Reproduce the listing that follows with no differences at all.

^^^^

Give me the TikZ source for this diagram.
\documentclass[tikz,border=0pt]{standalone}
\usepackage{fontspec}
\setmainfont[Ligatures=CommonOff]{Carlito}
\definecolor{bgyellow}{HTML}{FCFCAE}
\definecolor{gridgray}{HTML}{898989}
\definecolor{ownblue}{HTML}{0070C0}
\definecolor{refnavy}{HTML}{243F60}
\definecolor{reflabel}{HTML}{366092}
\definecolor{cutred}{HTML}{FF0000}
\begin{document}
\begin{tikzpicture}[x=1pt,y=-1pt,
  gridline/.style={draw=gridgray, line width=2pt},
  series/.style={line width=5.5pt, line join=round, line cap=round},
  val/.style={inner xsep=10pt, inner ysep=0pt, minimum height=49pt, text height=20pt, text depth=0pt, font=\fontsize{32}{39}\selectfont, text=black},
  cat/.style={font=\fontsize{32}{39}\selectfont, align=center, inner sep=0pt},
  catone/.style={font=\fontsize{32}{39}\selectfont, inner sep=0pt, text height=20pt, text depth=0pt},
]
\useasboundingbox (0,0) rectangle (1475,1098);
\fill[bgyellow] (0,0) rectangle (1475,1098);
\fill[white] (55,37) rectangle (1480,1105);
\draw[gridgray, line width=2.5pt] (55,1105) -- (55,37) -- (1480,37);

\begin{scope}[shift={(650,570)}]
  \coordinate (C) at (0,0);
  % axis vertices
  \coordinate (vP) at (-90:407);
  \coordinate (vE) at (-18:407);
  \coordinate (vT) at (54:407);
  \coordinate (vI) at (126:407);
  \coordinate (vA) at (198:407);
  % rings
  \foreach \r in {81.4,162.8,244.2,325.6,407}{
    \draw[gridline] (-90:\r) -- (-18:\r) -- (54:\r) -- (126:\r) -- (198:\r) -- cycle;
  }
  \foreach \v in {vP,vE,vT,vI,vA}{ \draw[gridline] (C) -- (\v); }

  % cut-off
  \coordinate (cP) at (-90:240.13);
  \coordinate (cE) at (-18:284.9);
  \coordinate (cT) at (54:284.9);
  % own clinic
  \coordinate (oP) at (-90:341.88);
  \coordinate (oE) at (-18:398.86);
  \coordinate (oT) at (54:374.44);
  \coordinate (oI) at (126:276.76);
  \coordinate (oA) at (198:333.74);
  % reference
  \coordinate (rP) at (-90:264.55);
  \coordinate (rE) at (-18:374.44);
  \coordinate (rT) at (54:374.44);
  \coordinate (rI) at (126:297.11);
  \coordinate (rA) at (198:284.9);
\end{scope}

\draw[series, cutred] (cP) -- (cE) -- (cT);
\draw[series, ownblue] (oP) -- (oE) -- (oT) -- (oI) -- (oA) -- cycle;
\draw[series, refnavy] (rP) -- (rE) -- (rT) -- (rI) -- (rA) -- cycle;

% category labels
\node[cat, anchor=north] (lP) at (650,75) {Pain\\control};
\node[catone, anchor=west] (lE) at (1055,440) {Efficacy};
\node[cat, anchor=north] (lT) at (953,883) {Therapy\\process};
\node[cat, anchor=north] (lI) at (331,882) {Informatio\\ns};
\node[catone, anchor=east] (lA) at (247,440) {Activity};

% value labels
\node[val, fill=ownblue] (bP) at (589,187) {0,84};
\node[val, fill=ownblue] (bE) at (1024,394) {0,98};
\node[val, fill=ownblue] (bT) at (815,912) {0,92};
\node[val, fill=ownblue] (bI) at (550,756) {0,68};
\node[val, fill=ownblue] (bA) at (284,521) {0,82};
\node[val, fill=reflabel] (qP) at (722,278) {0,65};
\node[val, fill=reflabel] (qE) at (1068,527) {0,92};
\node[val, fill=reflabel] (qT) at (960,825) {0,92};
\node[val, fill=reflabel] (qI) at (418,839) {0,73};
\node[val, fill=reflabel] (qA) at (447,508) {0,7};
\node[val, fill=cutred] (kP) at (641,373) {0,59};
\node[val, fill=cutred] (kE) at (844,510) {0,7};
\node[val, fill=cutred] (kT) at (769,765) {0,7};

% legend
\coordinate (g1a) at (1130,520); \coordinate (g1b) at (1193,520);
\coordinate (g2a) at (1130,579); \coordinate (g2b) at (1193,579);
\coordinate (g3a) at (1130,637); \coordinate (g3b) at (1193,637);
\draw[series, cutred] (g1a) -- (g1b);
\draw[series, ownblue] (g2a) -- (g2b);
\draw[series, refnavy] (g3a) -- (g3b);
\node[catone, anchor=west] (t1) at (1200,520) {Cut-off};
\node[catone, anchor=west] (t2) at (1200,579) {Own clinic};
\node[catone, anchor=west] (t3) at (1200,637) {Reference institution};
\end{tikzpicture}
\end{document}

^^^^

Solution for this exercise |
Give me the TikZ source for this diagram.
\documentclass[tikz,border=0pt]{standalone}
\usepackage{fontspec}
\setmainfont[Ligatures=CommonOff]{Carlito}
\definecolor{bgyellow}{HTML}{FCFCAE}
\definecolor{gridgray}{HTML}{898989}
\definecolor{ownblue}{HTML}{0070C0}
\definecolor{refnavy}{HTML}{243F60}
\definecolor{reflabel}{HTML}{366092}
\definecolor{cutred}{HTML}{FF0000}
\begin{document}
\begin{tikzpicture}[x=1pt,y=-1pt,
  gridline/.style={draw=gridgray, line width=2pt},
  series/.style={line width=5.5pt, line join=round, line cap=round},
  val/.style={inner xsep=10pt, inner ysep=0pt, minimum height=49pt, text height=20pt, text depth=0pt, font=\fontsize{32}{39}\selectfont, text=black},
  cat/.style={font=\fontsize{32}{39}\selectfont, align=center, inner sep=0pt},
  catone/.style={font=\fontsize{32}{39}\selectfont, inner sep=0pt, text height=20pt, text depth=0pt},
]
\useasboundingbox (0,0) rectangle (1475,1098);
\fill[bgyellow] (0,0) rectangle (1475,1098);
\fill[white] (55,37) rectangle (1480,1105);
\draw[gridgray, line width=2.5pt] (55,1105) -- (55,37) -- (1480,37);

\begin{scope}[shift={(650,570)}]
  \coordinate (C) at (0,0);
  % axis vertices
  \coordinate (vP) at (-90:407);
  \coordinate (vE) at (-18:407);
  \coordinate (vT) at (54:407);
  \coordinate (vI) at (126:407);
  \coordinate (vA) at (198:407);
  % rings
  \foreach \r in {81.4,162.8,244.2,325.6,407}{
    \draw[gridline] (-90:\r) -- (-18:\r) -- (54:\r) -- (126:\r) -- (198:\r) -- cycle;
  }
  \foreach \v in {vP,vE,vT,vI,vA}{ \draw[gridline] (C) -- (\v); }

  % cut-off
  \coordinate (cP) at (-90:240.13);
  \coordinate (cE) at (-18:284.9);
  \coordinate (cT) at (54:284.9);
  % own clinic
  \coordinate (oP) at (-90:341.88);
  \coordinate (oE) at (-18:398.86);
  \coordinate (oT) at (54:374.44);
  \coordinate (oI) at (126:276.76);
  \coordinate (oA) at (198:333.74);
  % reference
  \coordinate (rP) at (-90:264.55);
  \coordinate (rE) at (-18:374.44);
  \coordinate (rT) at (54:374.44);
  \coordinate (rI) at (126:297.11);
  \coordinate (rA) at (198:284.9);
\end{scope}

\draw[series, cutred] (cP) -- (cE) -- (cT);
\draw[series, ownblue] (oP) -- (oE) -- (oT) -- (oI) -- (oA) -- cycle;
\draw[series, refnavy] (rP) -- (rE) -- (rT) -- (rI) -- (rA) -- cycle;

% category labels
\node[cat, anchor=north] (lP) at (650,75) {Pain\\control};
\node[catone, anchor=west] (lE) at (1055,440) {Efficacy};
\node[cat, anchor=north] (lT) at (953,883) {Therapy\\process};
\node[cat, anchor=north] (lI) at (331,882) {Informatio\\ns};
\node[catone, anchor=east] (lA) at (247,440) {Activity};

% value labels
\node[val, fill=ownblue] (bP) at (589,187) {0,84};
\node[val, fill=ownblue] (bE) at (1024,394) {0,98};
\node[val, fill=ownblue] (bT) at (815,912) {0,92};
\node[val, fill=ownblue] (bI) at (550,756) {0,68};
\node[val, fill=ownblue] (bA) at (284,521) {0,82};
\node[val, fill=reflabel] (qP) at (722,278) {0,65};
\node[val, fill=reflabel] (qE) at (1068,527) {0,92};
\node[val, fill=reflabel] (qT) at (960,825) {0,92};
\node[val, fill=reflabel] (qI) at (418,839) {0,73};
\node[val, fill=reflabel] (qA) at (447,508) {0,7};
\node[val, fill=cutred] (kP) at (641,373) {0,59};
\node[val, fill=cutred] (kE) at (844,510) {0,7};
\node[val, fill=cutred] (kT) at (769,765) {0,7};

% legend
\coordinate (g1a) at (1130,520); \coordinate (g1b) at (1193,520);
\coordinate (g2a) at (1130,579); \coordinate (g2b) at (1193,579);
\coordinate (g3a) at (1130,637); \coordinate (g3b) at (1193,637);
\draw[series, cutred] (g1a) -- (g1b);
\draw[series, ownblue] (g2a) -- (g2b);
\draw[series, refnavy] (g3a) -- (g3b);
\node[catone, anchor=west] (t1) at (1200,520) {Cut-off};
\node[catone, anchor=west] (t2) at (1200,579) {Own clinic};
\node[catone, anchor=west] (t3) at (1200,637) {Reference institution};
\end{tikzpicture}
\end{document}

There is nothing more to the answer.